Personally, i think there's nothing wrong with new music being composed for mass. There's lots of beautiful composers out there, who would write / have written beautiful setting for mass, psalms, etc. As long as the new compositions are thoroughly Catholic in every way, and rightly connect us all to our historic traditions, then we should embrace them as one part of the solution to this lunacy.

Boniface said...


I am not against modern music, just modern music used in the liturgy. And not even modern music in the liturgy, but modern "contemporary" music used in the liturgy.

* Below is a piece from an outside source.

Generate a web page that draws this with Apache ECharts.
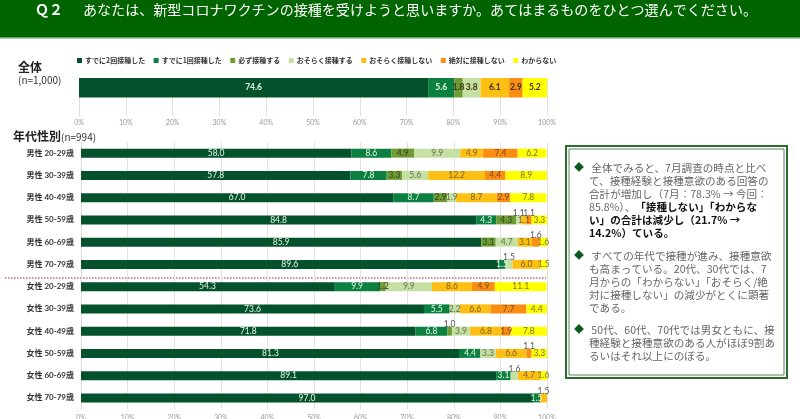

If there were any modern artists writing chants and pieces in Latin using the organ or just for acapella, I would love it.

Anonymous said...

I heartily agree with your analysis. My wife (who is a Protestant) loves Evangelical musicians such the ones you mentioned, plus Chris Tomlin and many others.

I always tell her that I like the lyrics to these songs, but that they would be better in Latin and chanted. I usually get a "Gah!" from that. (Note: you can tell you've become a traditionalist, if you regularly use the phrase "This would be better in Latin and chanted")

It's the profane music of these artists that I don't like. The use of guitars, violins, drums, solos, hooks, "Southern gospel choirs" and country western twang is very jarring to me. I don't dislike any of those things, but there's a time and place for everything under the sun, and it's not in the sanctuary. Throw a concert or something - just keep it out of my church!

Oh, my pet peeve, and the modern Catholic songbooks are full of it: hymns where the congregation speaks in the voice of God in first person... ("Lord of the Dance" comes to mind, although its problems are manifold) Even worse, sometimes, the identity of the speaker alternates in the same song. *shivers*

Mara Joy said...

haha, that's funny. I've never thought of it quite that way!

robert feducia said...

Blessings to you!

Robert Feduccia here ...general manager of Spirit & Song. My brother, I actually agree with you on the content of songs. But have you looked through the songs in the Spirit & Song 2 songbook. The songs you hail are in that book. The songs you criticize are not. I assure you the Spirit & Song composers: Matt Maher, Tom Booth, Steve Angrisano, Josh Blakesley, etc. are very critical of humanistic lyrics. They want their songs to be Christocentric and clearly articulate salvation through Jesus Christ and want to exalt Him and Him alone.


Anonymous said...

Rob I am glad you jumped in here. I think you are being a little too critical of David Haas and Marty Haugen. Only the father can know what is on their hearts. I don't think it is fair to say that they are self worshiping in anyway. What you are saying the lyrics are explaining is simply your opinion of the lyrics. I take them in a different way. Not self worshiping of humans at all. In anthem, the we is the church. We are called and chosen we are called to be Christ to one another. There is nothing false in this statement. It is supposed to be in my opinion uplifting to the church and remind us all of our baptismal calling. Thats the way I take it. And Gather Us In does say "give us a heart so meek and so lowly." Thats pretty humble there. You should check out some of the guys at spirit and song. They are great humble and holy people. And no they are not humanistic. Especially Matt Maher. I know him personally and he is a great guy.